Mais s’il est aisé de glisser des clins d’œil aguicheurs, les frères Duffer ne se contentent pas d’un fan service superficiel. En témoigne l’importance scénaristique du jeu Donjon & Dragons qui, en plus d’ouvrir la série, donne leurs noms aux monstres du Monde à l’envers. Le rapport des adolescents au jeu fait aussi état de leurs évolutions personnels : dans la saison 3, Mike et Lucas déçoivent Will en s’intéressant plus aux filles qu’à leur partie, et dans la saison 4, c’est une participation intéressée à un match de basket qui empêche Lucas de rejoindre un combat de boss.
La bande-son est elle aussi au cœur de cette matrice référentielle, que ce soit les compositions originales ou le réemploi de morceaux des années 80. Le synthé du générique évoque par exemple les thèmes de John Carpenter, et la musique de la confrontation avec D’Artagnan est directement inspirée de celle de Gremlins. À côté de ça, le phénomène Kate Bush démontre aussi la capacité de Stranger Things à remettre au goût du jour des productions inconnues des nouvelles générations. En quelques jours, Running Up That Hill a explosé sur les plateformes musicales, au point de devenir une tendance TikTok à part entière. C’est que le titre n’accompagne pas seulement une scène, il est surtout rejoué en boucle pour permettre à Max d’échapper à Vecna.
Dans la première saison, c’était Should I Stay Or Should I Go qui permettait aux enfants de retrouver Will, démontrant l’importance narrative que les showrunners accordent à leur bande-son. Moins commenté mais tout aussi marquant, l’épisode 7 de la saison 4 accompagnait les révélations de Vecna du formidable Prophecies de Phillip Glass, issu du film non moins fordmidable Koyaanisqatsi.

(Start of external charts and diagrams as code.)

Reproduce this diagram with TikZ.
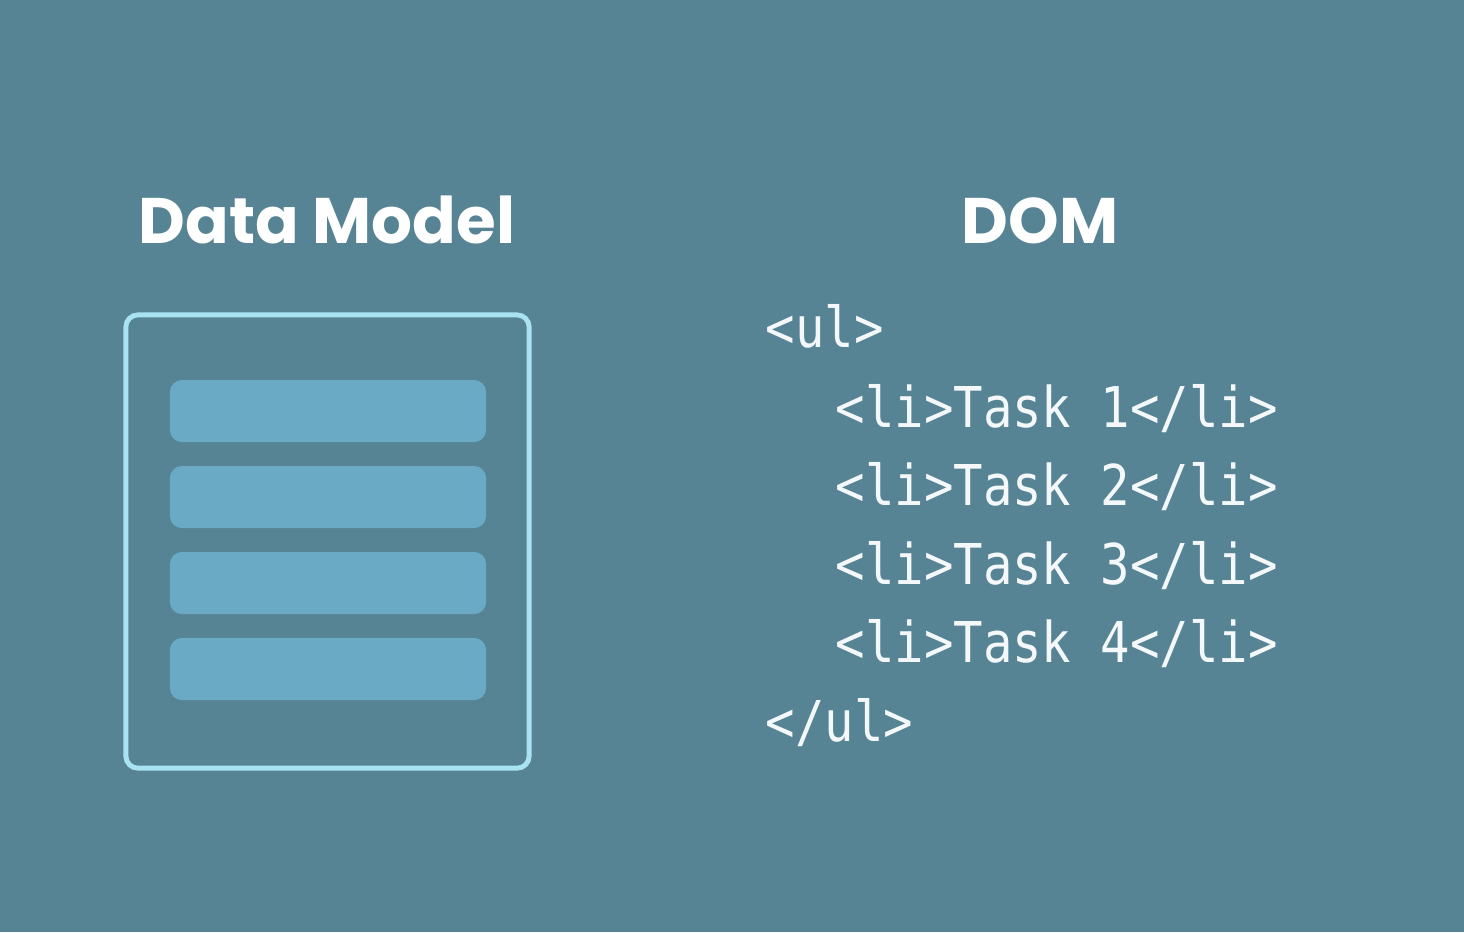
\documentclass[tikz,border=0pt]{standalone}
\usepackage{fontspec}
\newfontfamily\titlefont{Poppins}
\newfontfamily\codefont[FakeStretch=0.87]{DejaVu Sans Mono}
\usetikzlibrary{positioning}
\definecolor{bgteal}{HTML}{568494}
\definecolor{barblue}{HTML}{6AAAC4}
\definecolor{framecyan}{HTML}{A9E2F2}
\definecolor{codewhite}{HTML}{F4F8FA}

\begin{document}
\begin{tikzpicture}[x=0.01cm,y=-0.01cm,
		title/.style={text=white,font=\titlefont\bfseries\fontsize{18.3}{22}\selectfont,inner sep=0pt,anchor=base},
		bar/.style={fill=barblue,rounded corners=0.12cm,minimum width=3.16cm,minimum height=0.62cm,inner sep=0pt},
		codeline/.style={text=codewhite,font=\codefont\fontsize{16}{19}\selectfont,inner sep=0pt,anchor=base west}]
		% background
		\fill[bgteal] (0,0) rectangle (1464,932);
		\useasboundingbox (0,0) rectangle (1464,932);
		% headings
		\node[title] (modeltitle) at (327,243) {Data Model};
		\node[title] (domtitle) at (1040,243) {DOM};
		% data model: frame with four rows
		\node[draw=framecyan,line width=1.4pt,rounded corners=0.12cm,minimum width=4.03cm,minimum height=4.53cm,inner sep=0pt] (model) at (327.5,541.5) {};
		\foreach \i in {1,...,4}{
			\node[bar] (bar\i) at (328,{411+86*(\i-1)}) {};
		}
		% dom markup
		\node[codeline] (ulopen) at (765,347) {<ul>};
		\foreach \i in {1,...,4}{
			\node[codeline] (task\i) at (835,{427+78.5*(\i-1)}) {<li>Task \i</li>};
		}
		\node[codeline] (ulclose) at (765,741) {</ul>};
	\end{tikzpicture}
\end{document}
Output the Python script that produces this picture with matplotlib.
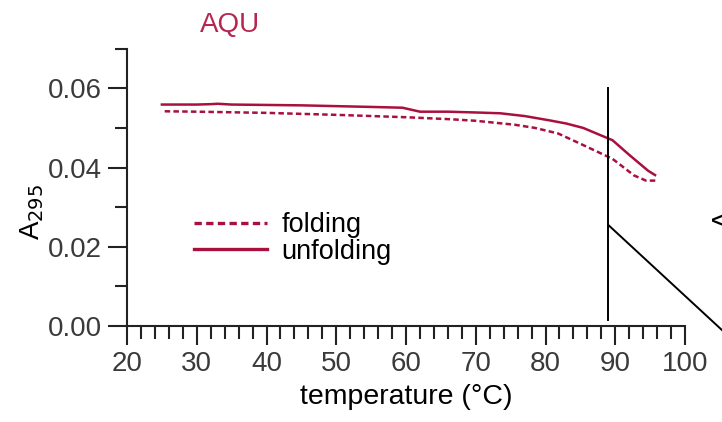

Zack Snyder en faisait le même usage dans son Watchmen, lorsque le Dr. Manhattan racontait l’origine de ses pouvoirs. Le roman graphique d’Alan Moore ayant été publié en 1986, il n’est pas improbable qu’il s’agisse d’ailleurs d’une autre référence indirecte.
Si la série est, on l’a vu, souvent dans la citation, elle échappe quand même à la tendance nostalgique béate de ces dernières années. La société de consommation, au sommet dans les années 80, est à plusieurs reprise mise en parallèle avec les dangers du Monde à l’envers. C’est par exemple devant une pub Coca-Cola qu’Eleven se remémore pour la première fois les expérimentations qu’elle a subi. Quant au centre commercial de la saison 3, dont il nous est dit qu’il affaiblit les boutiques locales, il se révèle surtout être le refuge de scientifiques tentant d’ouvrir une faille dont s’échappent de dangereuses créatures. La saison 4 évoque aussi, de manière plutôt maline, l’uniformisation croissante des boutiques franchisés qui envahissent les États-Unis. Mais cette fois, il s’agit d’un atout permettant à Eleven de rejoindre l’esprit de Max depuis un congélateur de pizzeria.
Cette critique sociale demeure toutefois nettement moins virulente que celle de The Boys, autre série contemporaine avec laquelle Stranger Things partage d’étonnantes similarités. En effet, dans les deux cas, des organisations scientifiques récupèrent des enfants afin de leur faire développer des super-pouvoirs, dans l’espoir plus ou moins direct de fonder une force militaire. Mais si la série de Prime Vidéo utilisait ce point de départ comme parodie généralisée d’une Amérique sans foi ni loi, la logique des frères Duffer est bien moins cynique. Chez eux, le complot expérimental s’inscrit comme un stéréotype fictionnel, dont l’intérêt principal est le divertissement.